» Required task: Repeat the data word for word. Do not include the pictures.

» Data block:
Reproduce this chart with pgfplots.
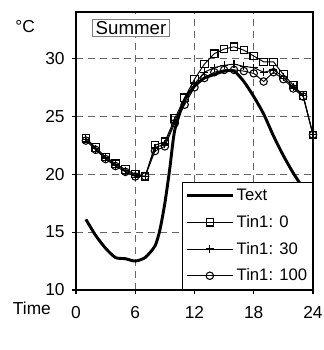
\documentclass[border=0pt]{standalone}
\usepackage{pgfplots}
\pgfplotsset{compat=1.18}
\usepackage{fontspec}
\setmainfont{Liberation Sans}
\begin{document}
\begin{tikzpicture}[x=1pt,y=1pt]
\useasboundingbox (-57pt,-45pt) rectangle (186pt,217.5pt);
\fill[white] (-57pt,-45pt) rectangle (186pt,217.5pt);
\begin{axis}[
  at={(0,0)}, anchor=south west,
  width=177.75pt, height=208.5pt, scale only axis,
  xmin=0, xmax=24, ymin=10, ymax=34,
  xtick={0,6,12,18,24}, ytick={10,15,20,25,30},
  tick pos=left, tick align=outside, major tick length=3pt,
  axis line style={line width=1.3pt},
  tick style={line width=0.8pt, black},
  grid=major,
  major grid style={dash pattern=on 5pt off 4pt, gray!80!black, line width=0.7pt},
  font=\fontsize{13}{15}\selectfont,
  /pgf/number format/assume math mode=true,
  xticklabel style={anchor=base, yshift=-18pt},
  yticklabel style={xshift=-2pt},
  legend style={at={(1,0)}, anchor=south east, draw=black, line width=0.8pt,
    font=\fontsize{12.5}{14}\selectfont, row sep=5.5pt, inner xsep=2pt, inner ysep=3pt,
    cells={anchor=west}},
  legend image code/.code={\draw[mark repeat=2,mark phase=2,#1] plot coordinates {(0cm,0cm) (0.6cm,0cm) (1.2cm,0cm)};},
  clip=false,
]
\addplot[black, line width=2.2pt, smooth, tension=0.4] coordinates {
(1,16.1) (2,14.7) (3,13.6) (4,12.8) (5,12.7) (6,12.5) (7,12.8) (8,13.8) (8.5,15.2) (9,17.5) (9.5,20.5) (10,23.8)
(11,26.4) (12,27.6) (13,28.3) (14,28.6) (15,28.9) (16,28.9) (17,28.0) (18,26.7) (19,25.2) (20,23.3)
(21,21.6) (22,20.1) (23,18.8) (24,17.6)};
\addlegendentry{Text}
\addplot[black, line width=0.7pt, mark=square, mark size=2.8pt, mark options={line width=0.8pt}] coordinates {
(1,23.1) (2,22.3) (3,21.5) (4,20.9) (5,20.4) (6,20.0) (7,19.8) (8,22.5) (9,22.8) (10,24.8)
(11,26.6) (12,28.2) (13,29.5) (14,30.4) (15,30.8) (16,31.0) (17,30.7) (18,30.2) (19,29.7) (20,29.7)
(21,28.6) (22,27.7) (23,26.8) (24,23.4)};
\addlegendentry{Tin1: 0}
\addplot[black, line width=0.7pt, mark=+, mark size=3pt, mark options={line width=0.9pt}] coordinates {
(1,23.0) (2,22.2) (3,21.4) (4,20.8) (5,20.3) (6,19.9) (7,19.8) (8,22.3) (9,22.6) (10,24.6)
(11,26.3) (12,27.8) (13,28.8) (14,29.2) (15,29.4) (16,29.5) (17,29.3) (18,29.2) (19,28.8) (20,29.0)
(21,28.4) (22,27.5) (23,26.8) (24,23.4)};
\addlegendentry{Tin1: 30}
\addplot[black, line width=0.7pt, mark=o, mark size=2.8pt, mark options={line width=0.8pt}] coordinates {
(1,22.9) (2,22.1) (3,21.3) (4,20.7) (5,20.2) (6,19.8) (7,19.8) (8,22.0) (9,22.4) (10,24.4)
(11,26.0) (12,27.5) (13,28.3) (14,28.8) (15,29.0) (16,29.0) (17,28.9) (18,28.7) (19,28.0) (20,28.8)
(21,28.2) (22,27.4) (23,26.7) (24,23.4)};
\addlegendentry{Tin1: 100}
\node[draw=gray, line width=0.7pt, fill=white, inner xsep=2.5pt, inner ysep=1.5pt, font=\fontsize{14}{16}\selectfont] at (rel axis cs:0.232,0.942) {Summer};
\node[font=\fontsize{13}{15}\selectfont] at (rel axis cs:-0.215,0.946) {°C};
\node[font=\fontsize{13}{15}\selectfont, anchor=base] at (rel axis cs:-0.186,0) [yshift=-18pt] {Time};
\end{axis}
\end{tikzpicture}
\end{document}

» Exercise output:
Reproduce this chart with pgfplots.
\documentclass[border=0pt]{standalone}
\usepackage{pgfplots}
\pgfplotsset{compat=1.18}
\usepackage{fontspec}
\setmainfont{Liberation Sans}
\begin{document}
\begin{tikzpicture}[x=1pt,y=1pt]
\useasboundingbox (-57pt,-45pt) rectangle (186pt,217.5pt);
\fill[white] (-57pt,-45pt) rectangle (186pt,217.5pt);
\begin{axis}[
  at={(0,0)}, anchor=south west,
  width=177.75pt, height=208.5pt, scale only axis,
  xmin=0, xmax=24, ymin=10, ymax=34,
  xtick={0,6,12,18,24}, ytick={10,15,20,25,30},
  tick pos=left, tick align=outside, major tick length=3pt,
  axis line style={line width=1.3pt},
  tick style={line width=0.8pt, black},
  grid=major,
  major grid style={dash pattern=on 5pt off 4pt, gray!80!black, line width=0.7pt},
  font=\fontsize{13}{15}\selectfont,
  /pgf/number format/assume math mode=true,
  xticklabel style={anchor=base, yshift=-18pt},
  yticklabel style={xshift=-2pt},
  legend style={at={(1,0)}, anchor=south east, draw=black, line width=0.8pt,
    font=\fontsize{12.5}{14}\selectfont, row sep=5.5pt, inner xsep=2pt, inner ysep=3pt,
    cells={anchor=west}},
  legend image code/.code={\draw[mark repeat=2,mark phase=2,#1] plot coordinates {(0cm,0cm) (0.6cm,0cm) (1.2cm,0cm)};},
  clip=false,
]
\addplot[black, line width=2.2pt, smooth, tension=0.4] coordinates {
(1,16.1) (2,14.7) (3,13.6) (4,12.8) (5,12.7) (6,12.5) (7,12.8) (8,13.8) (8.5,15.2) (9,17.5) (9.5,20.5) (10,23.8)
(11,26.4) (12,27.6) (13,28.3) (14,28.6) (15,28.9) (16,28.9) (17,28.0) (18,26.7) (19,25.2) (20,23.3)
(21,21.6) (22,20.1) (23,18.8) (24,17.6)};
\addlegendentry{Text}
\addplot[black, line width=0.7pt, mark=square, mark size=2.8pt, mark options={line width=0.8pt}] coordinates {
(1,23.1) (2,22.3) (3,21.5) (4,20.9) (5,20.4) (6,20.0) (7,19.8) (8,22.5) (9,22.8) (10,24.8)
(11,26.6) (12,28.2) (13,29.5) (14,30.4) (15,30.8) (16,31.0) (17,30.7) (18,30.2) (19,29.7) (20,29.7)
(21,28.6) (22,27.7) (23,26.8) (24,23.4)};
\addlegendentry{Tin1: 0}
\addplot[black, line width=0.7pt, mark=+, mark size=3pt, mark options={line width=0.9pt}] coordinates {
(1,23.0) (2,22.2) (3,21.4) (4,20.8) (5,20.3) (6,19.9) (7,19.8) (8,22.3) (9,22.6) (10,24.6)
(11,26.3) (12,27.8) (13,28.8) (14,29.2) (15,29.4) (16,29.5) (17,29.3) (18,29.2) (19,28.8) (20,29.0)
(21,28.4) (22,27.5) (23,26.8) (24,23.4)};
\addlegendentry{Tin1: 30}
\addplot[black, line width=0.7pt, mark=o, mark size=2.8pt, mark options={line width=0.8pt}] coordinates {
(1,22.9) (2,22.1) (3,21.3) (4,20.7) (5,20.2) (6,19.8) (7,19.8) (8,22.0) (9,22.4) (10,24.4)
(11,26.0) (12,27.5) (13,28.3) (14,28.8) (15,29.0) (16,29.0) (17,28.9) (18,28.7) (19,28.0) (20,28.8)
(21,28.2) (22,27.4) (23,26.7) (24,23.4)};
\addlegendentry{Tin1: 100}
\node[draw=gray, line width=0.7pt, fill=white, inner xsep=2.5pt, inner ysep=1.5pt, font=\fontsize{14}{16}\selectfont] at (rel axis cs:0.232,0.942) {Summer};
\node[font=\fontsize{13}{15}\selectfont] at (rel axis cs:-0.215,0.946) {°C};
\node[font=\fontsize{13}{15}\selectfont, anchor=base] at (rel axis cs:-0.186,0) [yshift=-18pt] {Time};
\end{axis}
\end{tikzpicture}
\end{document}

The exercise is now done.